Hal itu disampaikannya dalam pernyataannya, di Kompleks Istana Kepresidenan, Jakarta, Jumat (6/12/2024).
Ia mengatakan, kenaikan PPN ini hanya akan berlaku untuk barang-barang mewah, sementara perlindungan terhadap rakyat tetap menjadi prioritas pemerintah.
“PPN adalah undang-undang, ya kita akan laksanakan, tapi selektif hanya untuk barang mewah,” kata Prabowo.
Prabowo mengatakan bahwa sesungguhnya sejak akhir tahun 2023, pemerintah tidak memungut PPN secara penuh terhadap barang-barang yang seharusnya dikenakan pajak.
Hal ini adalah bentuk upaya keberpihakan kepada masyarakat, terutama kalangan bawah.
“Untuk rakyat yang lain, kita tetap lindungi, sudah sejak akhir 2023 pemerintah tidak memungut yang seharusnya dipungut untuk membela, membantu rakyat kecil. Jadi kalaupun naik, itu hanya untuk barang mewah,” ujarnya.
Seperti diketahui, ketentuan PPN 12 persen diperintahkan Undang-undang Nomor 7 Tahun 2021 tentang Harmonisasi Peraturan Perpajakan.
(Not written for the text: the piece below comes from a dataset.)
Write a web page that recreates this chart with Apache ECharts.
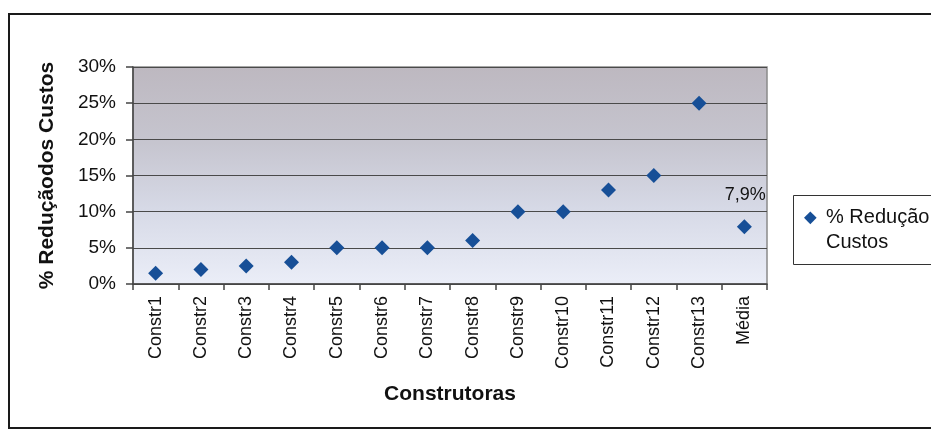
<!DOCTYPE html>
<html>
<head>
<meta charset="utf-8">
<script src="https://cdn.jsdelivr.net/npm/echarts@6/dist/echarts.min.js"></script>
<style>
  html, body { margin: 0; padding: 0; background: #ffffff; }
  #chart { width: 931px; height: 432px; }
</style>
</head>
<body>
<div id="chart"></div>
<script>
// Builders and their cost reduction (percent)
const categories = ['Constr1', 'Constr2', 'Constr3', 'Constr4', 'Constr5', 'Constr6', 'Constr7',
  'Constr8', 'Constr9', 'Constr10', 'Constr11', 'Constr12', 'Constr13', 'Média'];
const reducao = [1.5, 2, 2.5, 3, 5, 5, 5, 6, 10, 10, 13, 15, 25, 7.9];
const yTicks = { min: 0, max: 30, step: 5 };
const seriesName = '% Redução\nCustos';

const FONT = 'Liberation Sans, Arial, sans-serif';
const fmtPct = v => String(v).replace('.', ',') + '%';

// Only the average point carries a value label
const points = reducao.map((v, i) => {
  const item = { value: v };
  if (categories[i] === 'Média') {
    item.label = {
      show: true,
      position: 'top',
      offset: [1, -10],
      formatter: p => fmtPct(p.value),
      color: '#111',
      fontFamily: FONT,
      fontSize: 18
    };
  }
  return item;
});

const chart = echarts.init(document.getElementById('chart'), null, { renderer: 'canvas' });

chart.setOption({
  backgroundColor: '#ffffff',
  animation: false,
  textStyle: { fontFamily: FONT },
  graphic: [
    {
      // outer chart frame, running past the right edge of the page
      type: 'rect',
      z: -10,
      shape: { x: 9, y: 14, width: 950, height: 414 },
      style: { fill: 'none', stroke: '#1a1a1a', lineWidth: 2 }
    },
    {
      // legend frame, also cut by the right edge
      type: 'rect',
      z: -5,
      shape: { x: 793.5, y: 195.5, width: 200, height: 69 },
      style: { fill: '#ffffff', stroke: '#333', lineWidth: 1 }
    }
  ],
  grid: {
    left: 133, right: 164, top: 67, bottom: 148,
    show: true,
    borderColor: '#8a8a8a',
    borderWidth: 1.5,
    backgroundColor: {
      type: 'linear', x: 0, y: 0, x2: 0, y2: 1,
      colorStops: [
        { offset: 0, color: '#bdb8c0' },
        { offset: 0.35, color: '#c6c5cf' },
        { offset: 0.65, color: '#d6d9e6' },
        { offset: 1, color: '#ebeef8' }
      ]
    }
  },
  legend: {
    show: true,
    left: 793,
    top: 195,
    orient: 'vertical',
    padding: [10, 0, 8, 11],
    borderWidth: 0,
    itemWidth: 17,
    itemHeight: 50,
    icon: 'path://M6,6L12.5,12.5L6,19L-0.5,12.5Z M0,0L0,0 M17,50L17,50',
    textStyle: { color: '#111', fontSize: 20, lineHeight: 25, fontFamily: FONT },
    data: [seriesName]
  },
  xAxis: {
    type: 'category',
    data: categories,
    boundaryGap: true,
    name: 'Construtoras',
    nameLocation: 'middle',
    nameGap: 100,
    nameTextStyle: { color: '#111', fontSize: 21, fontWeight: 'bold', fontFamily: FONT },
    axisLine: { show: true, lineStyle: { color: '#444', width: 1.5 } },
    axisTick: { show: true, length: 6, alignWithLabel: false, lineStyle: { color: '#444', width: 1.5 } },
    axisLabel: { rotate: 90, margin: 12, color: '#111', fontSize: 18, fontFamily: FONT, interval: 0 },
    splitLine: { show: false }
  },
  yAxis: {
    type: 'value',
    min: yTicks.min,
    max: yTicks.max,
    interval: yTicks.step,
    name: '% Reduçãodos Custos',
    nameLocation: 'middle',
    nameGap: 75,
    nameTextStyle: { color: '#111', fontSize: 21, fontWeight: 'bold', fontFamily: FONT },
    axisLine: { show: true, lineStyle: { color: '#444', width: 1.5 } },
    axisTick: { show: true, length: 7, lineStyle: { color: '#444', width: 1.5 } },
    axisLabel: { margin: 17, color: '#111', fontSize: 19, fontFamily: FONT, formatter: v => v + '%' },
    splitLine: { show: true, lineStyle: { color: '#4a4a4a', width: 1 } }
  },
  series: [{
    name: seriesName,
    type: 'scatter',
    symbol: 'diamond',
    symbolSize: 15,
    itemStyle: { color: '#174f97', opacity: 1 },
    data: points
  }]
});
</script>
</body>
</html>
Sebelumnya, Ketua Komisi XI DPR RI, Mukhamad Misbakhun usai bertemu dengan Prabowo di Kantor Presiden, Jakarta, Kamis (5/12), bersama unsur DPR lainnya, mengatakan adanya usulan penghitungan PPN dengan tarif berbeda, di mana barang-barang, seperti kebutuhan pokok, kemungkinan dikenakan pajak lebih rendah.
Ia menegaskan bahwa barang-barang pokok, jasa pendidikan, jasa kesehatan, jasa perbankan, serta pelayanan umum akan tetap bebas dari PPN, sesuai kebijakan yang berlaku saat ini.
“PPN akan tetap berjalan sesuai jadwal waktu amanat di undang-undang yaitu 1 Januari 2025 tetapi kemudian akan diterapkan secara selektif kepada beberapa komoditas, baik itu barang dalam negeri maupun impor yang berkaitan dengan barang mewah sehingga pemerintah hanya memberikan beban itu kepada konsumen pembeli barang mewah,” ujar Misbakhun.
Lebih lanjut, Misbakhun menjelaskan bahwa pemerintah juga berencana untuk menerapkan struktur PPN yang tidak seragam. Meski demikian, kebijakan tersebut saat ini masih dilakukan pengkajian mendalam.
“Ini nanti akan masih dipelajari. Masyarakat tidak perlu khawatir karena ruang lingkup mengenai kebutuhan barang pokok, kemudian jasa pendidikan, jasa kesehatan, kemudian jasa perbankan, yang berkaitan dengan hal-hal yang bersifat pelayanan umum, jasa pemerintahan tetap tidak dikenakan PPN,” ungkap Misbakhun.